Saved data entries
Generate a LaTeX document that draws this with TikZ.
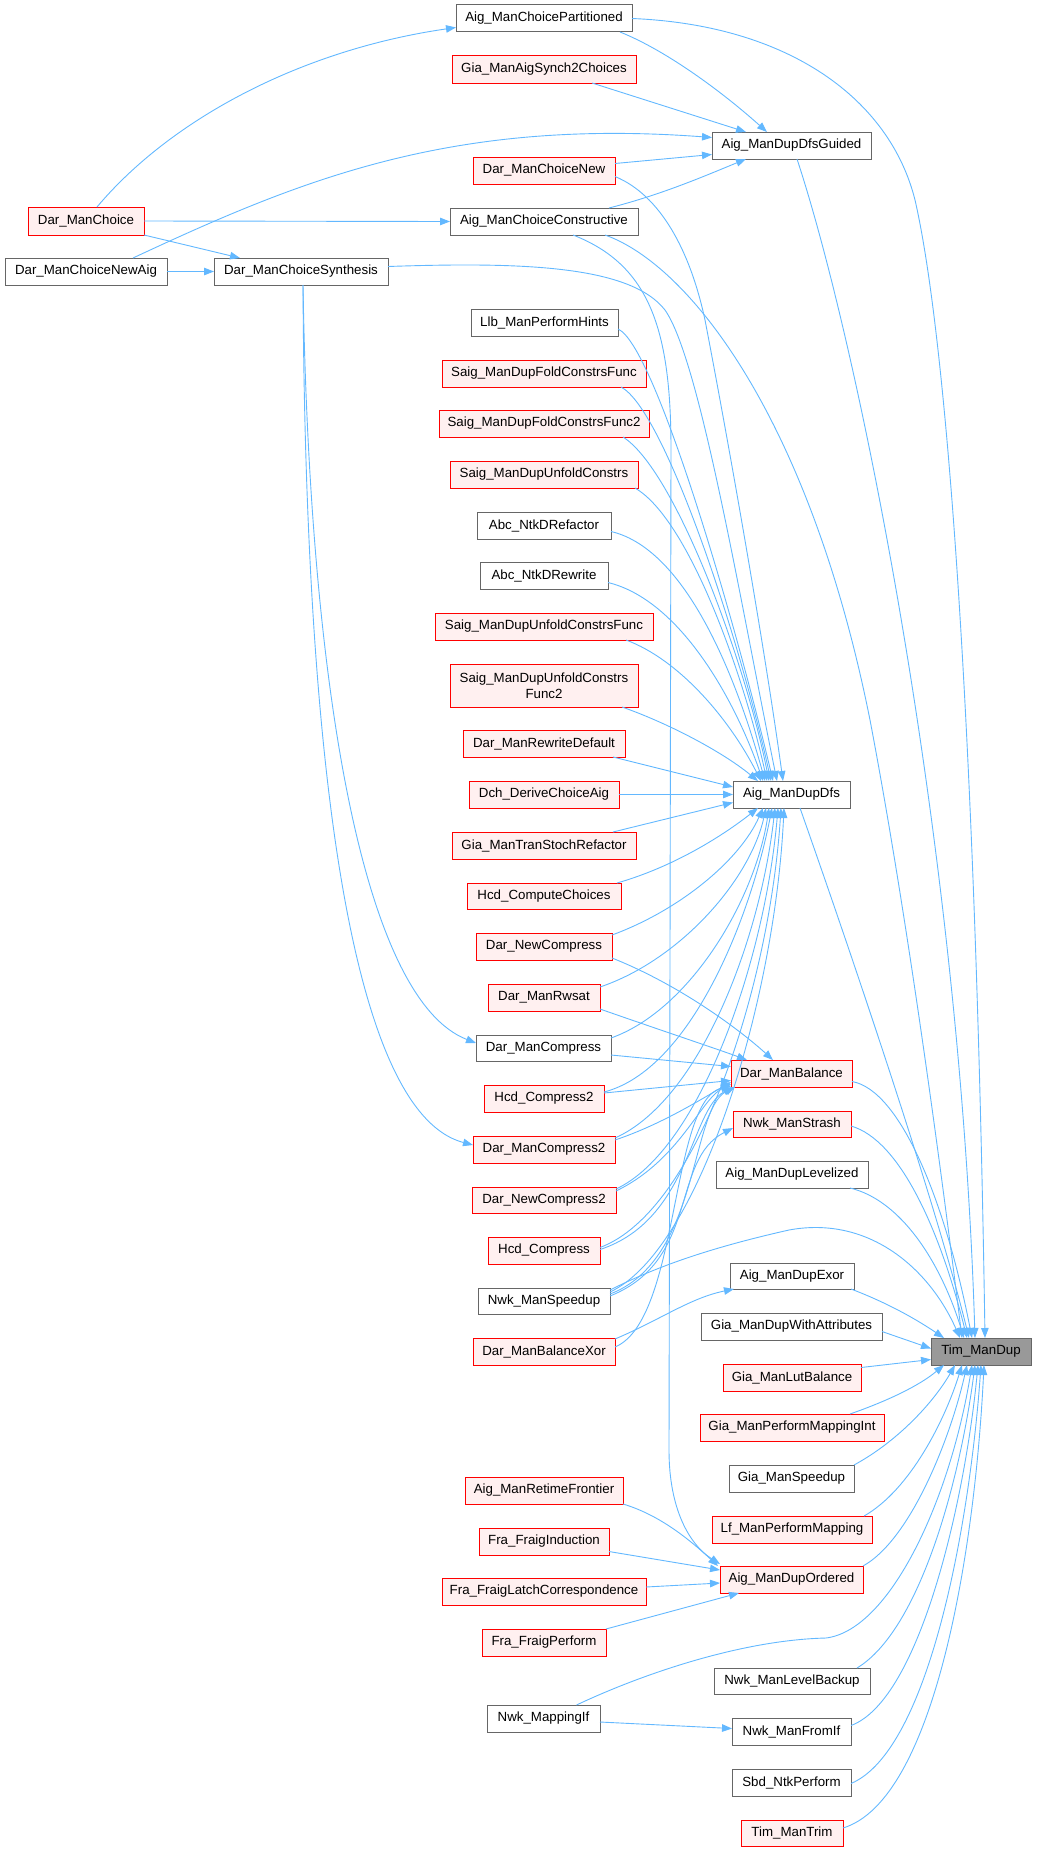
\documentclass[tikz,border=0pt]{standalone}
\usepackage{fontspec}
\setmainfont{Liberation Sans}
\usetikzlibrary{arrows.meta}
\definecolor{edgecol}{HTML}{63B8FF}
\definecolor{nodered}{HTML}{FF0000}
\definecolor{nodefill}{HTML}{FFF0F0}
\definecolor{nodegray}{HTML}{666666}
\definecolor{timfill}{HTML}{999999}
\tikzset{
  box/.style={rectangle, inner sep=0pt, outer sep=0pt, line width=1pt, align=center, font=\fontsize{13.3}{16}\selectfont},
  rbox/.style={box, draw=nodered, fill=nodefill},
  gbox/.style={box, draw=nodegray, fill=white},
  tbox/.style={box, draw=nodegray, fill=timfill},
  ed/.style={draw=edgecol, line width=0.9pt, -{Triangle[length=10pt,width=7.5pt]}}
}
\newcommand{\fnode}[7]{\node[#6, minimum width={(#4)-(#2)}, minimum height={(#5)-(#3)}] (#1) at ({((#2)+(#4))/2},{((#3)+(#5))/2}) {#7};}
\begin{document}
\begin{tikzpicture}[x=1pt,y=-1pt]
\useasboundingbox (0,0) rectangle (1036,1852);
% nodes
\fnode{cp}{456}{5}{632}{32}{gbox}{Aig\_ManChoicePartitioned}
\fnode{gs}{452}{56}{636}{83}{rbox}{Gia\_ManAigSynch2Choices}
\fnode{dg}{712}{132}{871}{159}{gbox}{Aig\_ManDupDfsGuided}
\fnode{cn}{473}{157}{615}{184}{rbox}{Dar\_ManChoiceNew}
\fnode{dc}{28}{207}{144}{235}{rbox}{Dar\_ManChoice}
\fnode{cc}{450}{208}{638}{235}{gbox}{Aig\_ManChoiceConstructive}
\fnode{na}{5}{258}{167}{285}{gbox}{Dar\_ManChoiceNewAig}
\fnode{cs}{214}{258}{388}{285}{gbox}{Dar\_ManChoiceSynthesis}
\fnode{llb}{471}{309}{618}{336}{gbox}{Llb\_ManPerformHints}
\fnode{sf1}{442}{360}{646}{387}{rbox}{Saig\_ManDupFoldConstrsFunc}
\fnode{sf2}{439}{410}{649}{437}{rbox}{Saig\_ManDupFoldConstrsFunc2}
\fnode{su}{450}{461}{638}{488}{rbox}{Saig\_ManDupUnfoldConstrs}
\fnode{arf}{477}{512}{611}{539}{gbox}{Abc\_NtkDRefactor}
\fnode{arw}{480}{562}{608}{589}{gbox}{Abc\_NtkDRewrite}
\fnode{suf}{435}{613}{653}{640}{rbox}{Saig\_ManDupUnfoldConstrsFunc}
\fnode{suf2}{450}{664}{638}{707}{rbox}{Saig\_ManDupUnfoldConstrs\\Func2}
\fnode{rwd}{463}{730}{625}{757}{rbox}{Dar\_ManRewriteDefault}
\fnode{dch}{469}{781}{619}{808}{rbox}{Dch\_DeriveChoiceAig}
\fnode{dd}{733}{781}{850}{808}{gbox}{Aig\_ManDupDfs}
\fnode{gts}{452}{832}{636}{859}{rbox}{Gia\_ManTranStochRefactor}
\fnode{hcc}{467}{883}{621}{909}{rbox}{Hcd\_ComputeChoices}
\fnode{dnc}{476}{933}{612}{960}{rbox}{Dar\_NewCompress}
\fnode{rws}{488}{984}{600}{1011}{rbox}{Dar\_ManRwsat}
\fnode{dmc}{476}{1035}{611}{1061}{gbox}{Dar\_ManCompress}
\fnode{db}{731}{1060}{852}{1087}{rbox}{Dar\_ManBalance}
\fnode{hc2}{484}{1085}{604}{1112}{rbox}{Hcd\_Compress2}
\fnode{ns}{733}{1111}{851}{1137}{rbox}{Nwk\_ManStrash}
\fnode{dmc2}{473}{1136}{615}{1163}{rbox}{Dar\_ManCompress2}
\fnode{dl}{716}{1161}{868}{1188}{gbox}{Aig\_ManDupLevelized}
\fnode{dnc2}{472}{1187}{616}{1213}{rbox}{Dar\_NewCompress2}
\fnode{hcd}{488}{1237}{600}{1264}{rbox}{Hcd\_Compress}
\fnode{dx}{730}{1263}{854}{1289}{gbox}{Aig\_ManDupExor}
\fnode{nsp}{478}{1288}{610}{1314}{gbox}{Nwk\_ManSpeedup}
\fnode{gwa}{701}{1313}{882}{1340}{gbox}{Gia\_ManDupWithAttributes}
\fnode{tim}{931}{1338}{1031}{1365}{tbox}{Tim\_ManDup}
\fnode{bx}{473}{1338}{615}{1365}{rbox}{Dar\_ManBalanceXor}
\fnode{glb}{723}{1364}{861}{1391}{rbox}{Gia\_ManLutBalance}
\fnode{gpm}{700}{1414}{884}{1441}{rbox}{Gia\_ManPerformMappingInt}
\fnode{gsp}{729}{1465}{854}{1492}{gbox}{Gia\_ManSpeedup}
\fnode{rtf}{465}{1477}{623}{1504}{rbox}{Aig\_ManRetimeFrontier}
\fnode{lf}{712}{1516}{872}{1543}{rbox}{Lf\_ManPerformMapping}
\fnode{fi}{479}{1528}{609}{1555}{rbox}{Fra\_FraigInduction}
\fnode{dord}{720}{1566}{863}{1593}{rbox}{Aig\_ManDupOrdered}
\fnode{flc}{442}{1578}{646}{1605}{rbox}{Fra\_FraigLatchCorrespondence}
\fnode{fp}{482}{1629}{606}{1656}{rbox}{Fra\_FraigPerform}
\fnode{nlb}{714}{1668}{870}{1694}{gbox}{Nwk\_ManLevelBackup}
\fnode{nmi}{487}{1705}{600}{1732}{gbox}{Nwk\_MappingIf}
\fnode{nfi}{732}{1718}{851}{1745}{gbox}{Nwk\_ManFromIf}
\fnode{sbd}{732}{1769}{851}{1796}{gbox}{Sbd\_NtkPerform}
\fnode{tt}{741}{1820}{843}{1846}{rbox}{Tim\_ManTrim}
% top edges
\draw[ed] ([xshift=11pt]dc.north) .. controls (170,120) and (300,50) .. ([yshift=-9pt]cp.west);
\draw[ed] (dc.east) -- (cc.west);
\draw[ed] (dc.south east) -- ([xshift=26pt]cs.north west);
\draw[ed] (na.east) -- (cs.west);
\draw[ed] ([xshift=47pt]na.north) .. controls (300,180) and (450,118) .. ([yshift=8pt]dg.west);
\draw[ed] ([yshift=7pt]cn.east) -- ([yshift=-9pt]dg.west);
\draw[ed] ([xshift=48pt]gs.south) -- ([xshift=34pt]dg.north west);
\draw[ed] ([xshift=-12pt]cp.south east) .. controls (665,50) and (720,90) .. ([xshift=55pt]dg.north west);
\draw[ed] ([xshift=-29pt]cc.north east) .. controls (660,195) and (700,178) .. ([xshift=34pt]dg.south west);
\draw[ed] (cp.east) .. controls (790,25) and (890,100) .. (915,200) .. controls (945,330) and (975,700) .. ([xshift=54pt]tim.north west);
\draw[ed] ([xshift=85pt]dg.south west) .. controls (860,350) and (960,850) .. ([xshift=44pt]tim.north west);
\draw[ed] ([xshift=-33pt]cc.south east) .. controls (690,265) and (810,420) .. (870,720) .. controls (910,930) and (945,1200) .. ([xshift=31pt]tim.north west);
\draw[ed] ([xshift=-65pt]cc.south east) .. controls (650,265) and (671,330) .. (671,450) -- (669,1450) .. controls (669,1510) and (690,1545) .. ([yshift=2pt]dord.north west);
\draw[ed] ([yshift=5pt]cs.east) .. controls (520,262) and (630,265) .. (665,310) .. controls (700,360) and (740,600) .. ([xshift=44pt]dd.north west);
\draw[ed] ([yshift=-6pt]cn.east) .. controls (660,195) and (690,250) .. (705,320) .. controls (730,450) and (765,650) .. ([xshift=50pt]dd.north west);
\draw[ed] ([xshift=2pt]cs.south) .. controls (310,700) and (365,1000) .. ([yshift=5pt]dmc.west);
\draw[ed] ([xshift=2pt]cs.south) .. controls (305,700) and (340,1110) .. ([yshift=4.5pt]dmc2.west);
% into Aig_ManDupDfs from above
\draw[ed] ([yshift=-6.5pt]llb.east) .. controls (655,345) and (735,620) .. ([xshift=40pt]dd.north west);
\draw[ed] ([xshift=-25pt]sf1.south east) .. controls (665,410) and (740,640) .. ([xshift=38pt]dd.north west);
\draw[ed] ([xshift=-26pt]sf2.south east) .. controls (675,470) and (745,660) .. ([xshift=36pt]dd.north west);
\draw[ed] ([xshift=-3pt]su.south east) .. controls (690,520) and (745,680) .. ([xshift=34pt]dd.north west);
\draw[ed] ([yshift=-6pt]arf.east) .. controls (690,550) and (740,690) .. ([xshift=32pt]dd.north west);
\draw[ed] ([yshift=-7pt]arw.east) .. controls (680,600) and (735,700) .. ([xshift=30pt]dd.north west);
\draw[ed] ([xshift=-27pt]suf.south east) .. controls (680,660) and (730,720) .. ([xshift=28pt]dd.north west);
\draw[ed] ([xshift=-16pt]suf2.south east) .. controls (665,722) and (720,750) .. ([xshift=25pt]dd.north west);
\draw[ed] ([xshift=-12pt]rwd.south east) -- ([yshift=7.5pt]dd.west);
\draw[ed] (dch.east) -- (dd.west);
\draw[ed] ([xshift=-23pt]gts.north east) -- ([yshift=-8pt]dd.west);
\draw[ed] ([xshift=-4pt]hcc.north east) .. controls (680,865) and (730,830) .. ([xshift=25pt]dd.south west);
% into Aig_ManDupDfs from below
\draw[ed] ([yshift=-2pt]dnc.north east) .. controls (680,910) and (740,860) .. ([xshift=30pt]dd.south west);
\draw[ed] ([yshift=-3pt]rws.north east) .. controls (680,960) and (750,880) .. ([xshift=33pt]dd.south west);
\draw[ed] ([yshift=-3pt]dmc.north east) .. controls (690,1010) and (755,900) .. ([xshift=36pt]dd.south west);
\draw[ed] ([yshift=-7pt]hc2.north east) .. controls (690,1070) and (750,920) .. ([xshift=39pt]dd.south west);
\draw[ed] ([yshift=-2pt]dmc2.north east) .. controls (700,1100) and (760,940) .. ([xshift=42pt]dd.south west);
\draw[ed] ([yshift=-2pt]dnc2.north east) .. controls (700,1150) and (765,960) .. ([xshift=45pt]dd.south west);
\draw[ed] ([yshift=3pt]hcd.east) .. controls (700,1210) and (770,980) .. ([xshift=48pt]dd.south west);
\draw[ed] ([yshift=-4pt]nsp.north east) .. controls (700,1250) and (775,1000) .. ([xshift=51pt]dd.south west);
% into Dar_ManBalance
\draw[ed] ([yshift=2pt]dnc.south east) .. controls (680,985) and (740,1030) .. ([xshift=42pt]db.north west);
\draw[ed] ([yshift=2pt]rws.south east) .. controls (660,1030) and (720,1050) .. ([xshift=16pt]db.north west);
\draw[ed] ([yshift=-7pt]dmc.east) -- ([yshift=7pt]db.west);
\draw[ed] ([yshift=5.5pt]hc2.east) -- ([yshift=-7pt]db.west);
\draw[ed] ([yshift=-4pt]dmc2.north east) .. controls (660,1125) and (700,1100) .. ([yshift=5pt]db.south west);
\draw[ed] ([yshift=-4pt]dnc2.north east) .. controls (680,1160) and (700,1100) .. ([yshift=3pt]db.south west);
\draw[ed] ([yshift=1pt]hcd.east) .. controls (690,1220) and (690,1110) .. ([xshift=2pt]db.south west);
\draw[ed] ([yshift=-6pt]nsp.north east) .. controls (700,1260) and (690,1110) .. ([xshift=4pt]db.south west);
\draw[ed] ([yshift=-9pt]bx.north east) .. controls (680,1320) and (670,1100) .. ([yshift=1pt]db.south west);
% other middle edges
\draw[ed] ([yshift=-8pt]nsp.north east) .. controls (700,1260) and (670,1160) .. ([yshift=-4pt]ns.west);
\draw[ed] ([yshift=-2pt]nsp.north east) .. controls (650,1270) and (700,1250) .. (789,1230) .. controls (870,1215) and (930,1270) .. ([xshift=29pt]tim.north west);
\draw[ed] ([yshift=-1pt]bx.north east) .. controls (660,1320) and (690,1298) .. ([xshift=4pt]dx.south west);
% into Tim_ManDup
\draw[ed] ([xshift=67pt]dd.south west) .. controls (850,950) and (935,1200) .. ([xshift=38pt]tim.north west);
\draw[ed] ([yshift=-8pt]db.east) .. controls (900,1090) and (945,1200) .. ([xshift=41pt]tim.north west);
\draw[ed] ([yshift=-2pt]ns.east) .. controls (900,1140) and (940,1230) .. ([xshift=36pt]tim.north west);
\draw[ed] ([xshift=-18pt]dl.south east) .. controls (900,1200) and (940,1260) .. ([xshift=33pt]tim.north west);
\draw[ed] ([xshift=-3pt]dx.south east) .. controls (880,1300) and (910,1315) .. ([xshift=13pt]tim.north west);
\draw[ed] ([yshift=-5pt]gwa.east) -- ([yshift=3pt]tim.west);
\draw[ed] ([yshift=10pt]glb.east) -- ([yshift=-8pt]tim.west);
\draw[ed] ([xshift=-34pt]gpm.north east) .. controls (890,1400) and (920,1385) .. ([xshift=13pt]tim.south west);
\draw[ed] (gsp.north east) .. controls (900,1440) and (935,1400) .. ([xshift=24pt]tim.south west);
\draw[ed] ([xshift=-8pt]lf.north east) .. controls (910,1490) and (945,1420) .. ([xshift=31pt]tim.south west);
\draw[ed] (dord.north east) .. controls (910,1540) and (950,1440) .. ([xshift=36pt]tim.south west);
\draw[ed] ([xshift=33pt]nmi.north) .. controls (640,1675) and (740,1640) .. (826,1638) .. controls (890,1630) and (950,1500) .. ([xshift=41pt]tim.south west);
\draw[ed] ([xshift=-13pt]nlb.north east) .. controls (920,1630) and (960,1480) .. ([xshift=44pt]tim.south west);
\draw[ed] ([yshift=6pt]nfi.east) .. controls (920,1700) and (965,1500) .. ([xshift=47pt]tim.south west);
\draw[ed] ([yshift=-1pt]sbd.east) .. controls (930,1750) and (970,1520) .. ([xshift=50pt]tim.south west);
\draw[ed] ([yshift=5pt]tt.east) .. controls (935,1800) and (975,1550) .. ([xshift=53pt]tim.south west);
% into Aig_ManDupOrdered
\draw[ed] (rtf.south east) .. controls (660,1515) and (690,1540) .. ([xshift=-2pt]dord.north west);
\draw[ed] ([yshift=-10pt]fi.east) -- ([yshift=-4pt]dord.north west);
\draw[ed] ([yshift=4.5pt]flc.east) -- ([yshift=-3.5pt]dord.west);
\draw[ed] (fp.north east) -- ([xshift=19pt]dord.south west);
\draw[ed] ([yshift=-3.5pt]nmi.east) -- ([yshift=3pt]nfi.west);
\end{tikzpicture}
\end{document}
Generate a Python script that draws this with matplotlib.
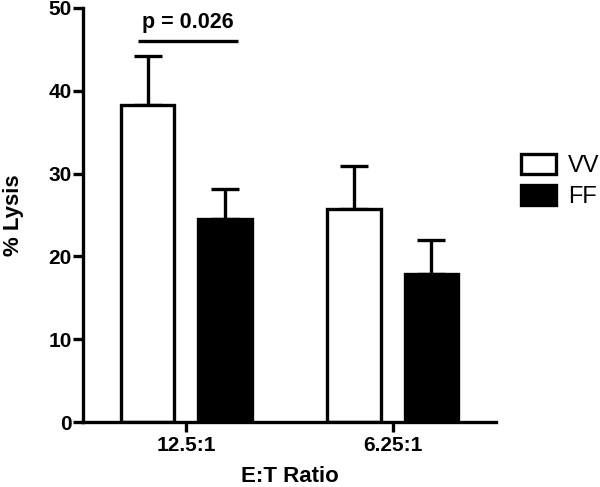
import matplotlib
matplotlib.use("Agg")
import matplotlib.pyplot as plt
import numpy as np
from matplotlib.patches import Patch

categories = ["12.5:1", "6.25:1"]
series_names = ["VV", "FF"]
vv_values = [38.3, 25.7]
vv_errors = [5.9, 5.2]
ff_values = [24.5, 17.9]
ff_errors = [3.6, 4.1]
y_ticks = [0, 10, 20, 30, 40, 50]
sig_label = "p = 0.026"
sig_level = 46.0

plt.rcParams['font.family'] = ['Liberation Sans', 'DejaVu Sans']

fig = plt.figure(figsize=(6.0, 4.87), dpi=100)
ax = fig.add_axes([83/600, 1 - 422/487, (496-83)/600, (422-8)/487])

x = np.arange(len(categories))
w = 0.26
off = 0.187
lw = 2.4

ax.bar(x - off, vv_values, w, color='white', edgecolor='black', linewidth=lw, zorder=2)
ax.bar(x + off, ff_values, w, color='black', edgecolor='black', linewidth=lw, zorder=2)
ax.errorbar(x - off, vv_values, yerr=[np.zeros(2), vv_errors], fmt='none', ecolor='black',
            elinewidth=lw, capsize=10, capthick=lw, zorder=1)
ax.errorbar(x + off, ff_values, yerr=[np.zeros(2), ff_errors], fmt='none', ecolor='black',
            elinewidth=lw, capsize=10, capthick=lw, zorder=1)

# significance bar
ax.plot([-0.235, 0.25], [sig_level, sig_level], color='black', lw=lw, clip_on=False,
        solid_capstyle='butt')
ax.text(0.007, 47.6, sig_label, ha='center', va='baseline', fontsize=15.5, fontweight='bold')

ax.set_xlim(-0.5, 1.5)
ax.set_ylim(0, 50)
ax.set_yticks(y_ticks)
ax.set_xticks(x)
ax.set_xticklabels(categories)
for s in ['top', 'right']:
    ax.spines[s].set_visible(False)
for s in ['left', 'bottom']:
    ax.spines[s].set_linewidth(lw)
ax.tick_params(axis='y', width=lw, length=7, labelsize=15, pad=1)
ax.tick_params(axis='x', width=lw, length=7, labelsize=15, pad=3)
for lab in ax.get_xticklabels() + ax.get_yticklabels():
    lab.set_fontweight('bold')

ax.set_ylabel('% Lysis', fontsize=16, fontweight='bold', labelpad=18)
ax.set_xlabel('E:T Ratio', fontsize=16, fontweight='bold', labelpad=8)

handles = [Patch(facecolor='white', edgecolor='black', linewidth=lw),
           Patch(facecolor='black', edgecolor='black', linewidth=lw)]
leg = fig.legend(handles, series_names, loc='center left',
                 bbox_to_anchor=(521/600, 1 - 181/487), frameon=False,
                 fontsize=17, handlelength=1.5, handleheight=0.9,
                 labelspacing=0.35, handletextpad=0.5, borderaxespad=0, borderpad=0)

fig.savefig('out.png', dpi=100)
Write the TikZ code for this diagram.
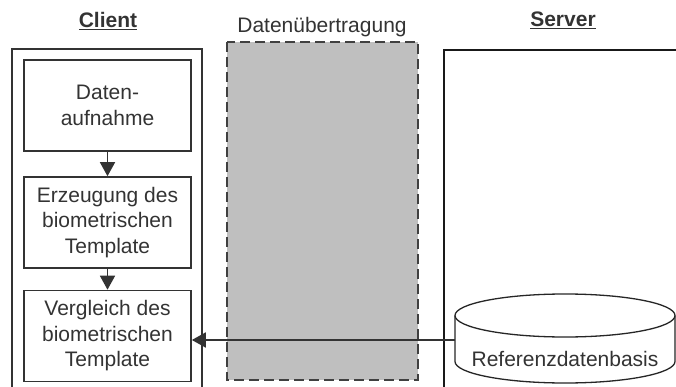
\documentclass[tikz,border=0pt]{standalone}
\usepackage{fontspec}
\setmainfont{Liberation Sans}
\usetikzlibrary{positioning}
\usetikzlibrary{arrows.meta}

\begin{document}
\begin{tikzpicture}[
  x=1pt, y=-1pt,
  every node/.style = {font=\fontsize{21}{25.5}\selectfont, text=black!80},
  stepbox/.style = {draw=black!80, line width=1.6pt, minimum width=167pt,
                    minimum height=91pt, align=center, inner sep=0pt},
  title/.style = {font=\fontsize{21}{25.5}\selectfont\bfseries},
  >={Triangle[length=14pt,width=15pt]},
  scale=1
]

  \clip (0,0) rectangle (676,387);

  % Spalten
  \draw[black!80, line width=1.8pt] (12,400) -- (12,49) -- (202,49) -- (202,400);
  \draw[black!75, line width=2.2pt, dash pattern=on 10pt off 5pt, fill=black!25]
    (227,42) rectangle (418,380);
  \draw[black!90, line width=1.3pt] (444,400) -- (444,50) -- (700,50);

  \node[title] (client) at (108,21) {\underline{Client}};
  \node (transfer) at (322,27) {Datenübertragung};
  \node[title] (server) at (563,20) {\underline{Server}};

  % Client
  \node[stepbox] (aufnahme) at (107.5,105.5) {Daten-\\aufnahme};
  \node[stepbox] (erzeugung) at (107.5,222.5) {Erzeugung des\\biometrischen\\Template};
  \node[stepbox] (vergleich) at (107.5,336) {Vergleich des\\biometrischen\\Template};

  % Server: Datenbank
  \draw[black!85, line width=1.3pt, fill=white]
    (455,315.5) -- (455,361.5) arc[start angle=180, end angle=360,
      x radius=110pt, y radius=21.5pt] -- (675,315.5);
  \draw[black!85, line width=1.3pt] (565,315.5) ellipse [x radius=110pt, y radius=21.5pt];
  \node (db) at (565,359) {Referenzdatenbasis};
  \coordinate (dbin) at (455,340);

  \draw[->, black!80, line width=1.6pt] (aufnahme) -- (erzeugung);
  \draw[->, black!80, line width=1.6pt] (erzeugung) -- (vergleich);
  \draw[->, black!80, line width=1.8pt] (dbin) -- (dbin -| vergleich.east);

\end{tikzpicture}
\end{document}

=== SET PROBLEM ===
Look above for the line with "Generate a Python" and the line with "from matplotlib.patches import Patch", then copy exactly the lines from the first through the second, both kept, with no pictures.

=== OUTPUT OF THE EXERCISE ===
Generate a Python script that draws this with matplotlib.
import matplotlib
matplotlib.use("Agg")
import matplotlib.pyplot as plt
import numpy as np
from matplotlib.patches import Patch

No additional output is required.